* _Task to carry out_
Locate all lines in the data below that hold "this" and show them.

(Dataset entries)
=-=-=

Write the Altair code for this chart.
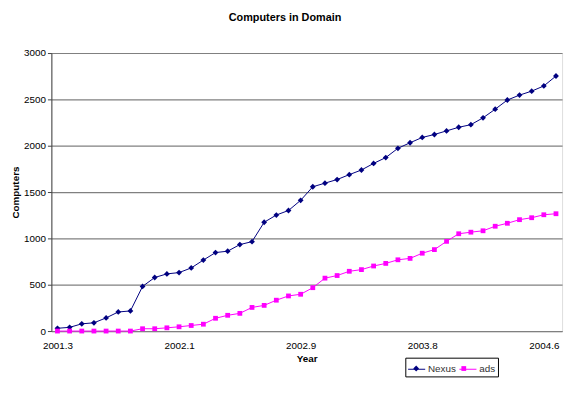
import altair as alt
import pandas as pd

chart_title = "Computers in Domain"
series_names = ["Nexus", "ads"]
series_colors = ["#000080", "#FF00FF"]
# small marker paths (diamond, square) drawn in Vega's unit symbol space
series_shapes = ["M0,-0.34L0.34,0L0,0.34L-0.34,0Z", "M-0.28,-0.28H0.28V0.28H-0.28Z"]

nexus = [30, 40, 78, 89, 142, 206, 217, 482, 578, 617, 631, 681, 766, 847, 862,
         933, 965, 1174, 1252, 1301, 1411, 1557, 1596, 1635, 1688, 1738, 1809,
         1872, 1972, 2032, 2089, 2121, 2160, 2199, 2227, 2301, 2394, 2493, 2546,
         2589, 2645, 2752]
ads = [0, 0, 0, 0, 0, 0, 0, 25, 25, 35, 46, 60, 74, 138, 170, 191, 255, 277,
       333, 379, 397, 468, 571, 599, 645, 663, 702, 730, 769, 784, 840, 879, 968,
       1050, 1067, 1082, 1131, 1163, 1202, 1223, 1255, 1266]

tick_index = [0, 10, 20, 30, 40]
tick_labels = ["2001.3", "2002.1", "2002.9", "2003.8", "2004.6"]
y_ticks = [0, 500, 1000, 1500, 2000, 2500, 3000]

rows = []
for i, (n, a) in enumerate(zip(nexus, ads)):
    rows.append({"idx": i, "series": series_names[0], "value": n})
    rows.append({"idx": i, "series": series_names[1], "value": a})
df = pd.DataFrame(rows)

label_expr = " : ".join(f"datum.value == {i} ? '{l}'" for i, l in zip(tick_index, tick_labels)) + " : ''"

FONT = "Liberation Sans"

x_enc = alt.X(
    "idx:Q",
    scale=alt.Scale(domain=[-0.5, len(nexus) - 0.5], nice=False, zero=False),
    axis=alt.Axis(values=tick_index, labelExpr=label_expr, title="Year", grid=False,
                  ticks=False, domainColor="#808080", labelPadding=10, titlePadding=3,
                  labelFont=FONT, labelFontSize=10, labelColor="black",
                  titleFont=FONT, titleFontSize=10, titleFontWeight="bold", titleColor="black"),
)
y_enc = alt.Y(
    "value:Q",
    scale=alt.Scale(domain=[0, 3000], nice=False),
    axis=alt.Axis(values=y_ticks, format="d", title="Computers", grid=True,
                  gridColor="#808080", gridWidth=1.2, tickSize=4, tickColor="#404040",
                  domainColor="#404040", labelPadding=2, titlePadding=3,
                  labelFont=FONT, labelFontSize=10, labelColor="black",
                  titleFont=FONT, titleFontSize=10, titleFontWeight="bold", titleColor="black"),
)

LX, LY = 359, 309
SYM = 300
NEXUS_LABEL_W = 28.3  # width of the first legend label, to keep the marker legend aligned

line_legend = alt.Legend(orient="none", legendX=LX, legendY=LY, direction="horizontal",
                         title=None, symbolType="stroke", symbolSize=SYM, symbolStrokeWidth=1,
                         strokeColor="black", padding=2,
                         labelFont=FONT, labelFontSize=10, labelColor="#333333",
                         labelOffset=2, columnPadding=0)
pt_legend = alt.Legend(orient="none", legendX=LX, legendY=LY, direction="horizontal",
                       title=None, symbolSize=SYM, symbolStrokeWidth=0,
                       padding=2, labelFont=FONT, labelFontSize=10, labelExpr="''",
                       labelOffset=2, columnPadding=NEXUS_LABEL_W)

lines = alt.Chart(df).mark_line(strokeWidth=1).encode(
    x=x_enc, y=y_enc,
    color=alt.Color("series:N", scale=alt.Scale(domain=series_names, range=series_colors),
                    legend=line_legend),
)
points = alt.Chart(df).mark_point(filled=True, size=SYM, opacity=1, strokeWidth=0).encode(
    x=x_enc, y=y_enc,
    color=alt.Color("series:N", scale=alt.Scale(domain=series_names, range=series_colors),
                    legend=pt_legend),
    shape=alt.Shape("series:N", scale=alt.Scale(domain=series_names, range=series_shapes),
                    legend=pt_legend),
)

chart = alt.layer(lines, points).resolve_scale(
    color="independent", shape="independent"
).properties(
    width=518, height=282,
    title=alt.TitleParams(chart_title, font=FONT, fontSize=11, fontWeight="bold",
                          color="black", anchor="middle", offset=26, dx=-22),
    autosize=alt.AutoSizeParams(type="none"),
    padding={"left": 44, "top": 43, "right": 5, "bottom": 50},
).configure_view(stroke="#a0a0a0", strokeWidth=1).configure(background="white")

chart.save("out.html", embed_options={"renderer": "svg", "actions": False})
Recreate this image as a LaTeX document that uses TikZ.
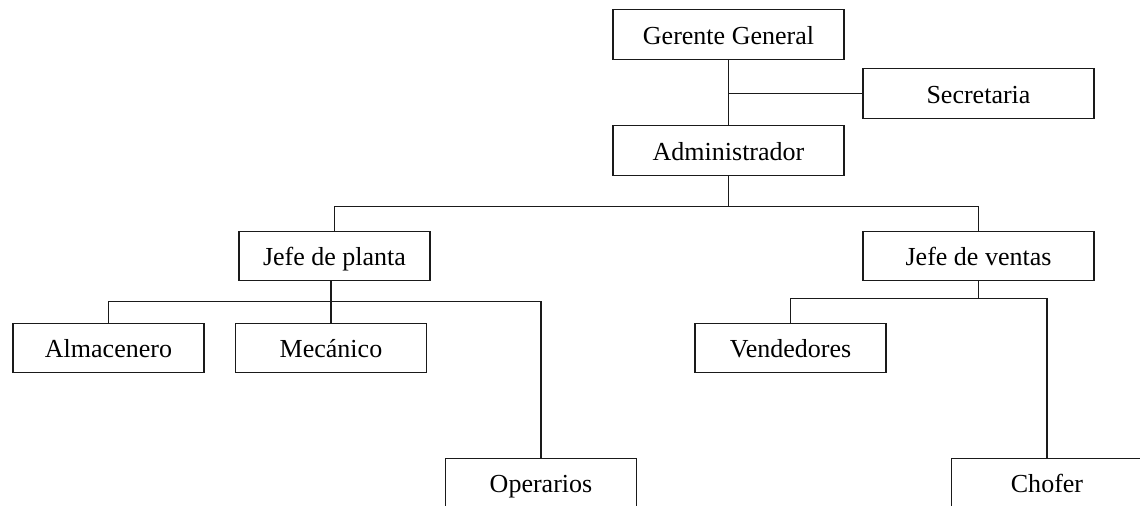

=-=-=

* _Exercise answer_
Write the Altair code for this chart.
Recreate this image as a LaTeX document that uses TikZ.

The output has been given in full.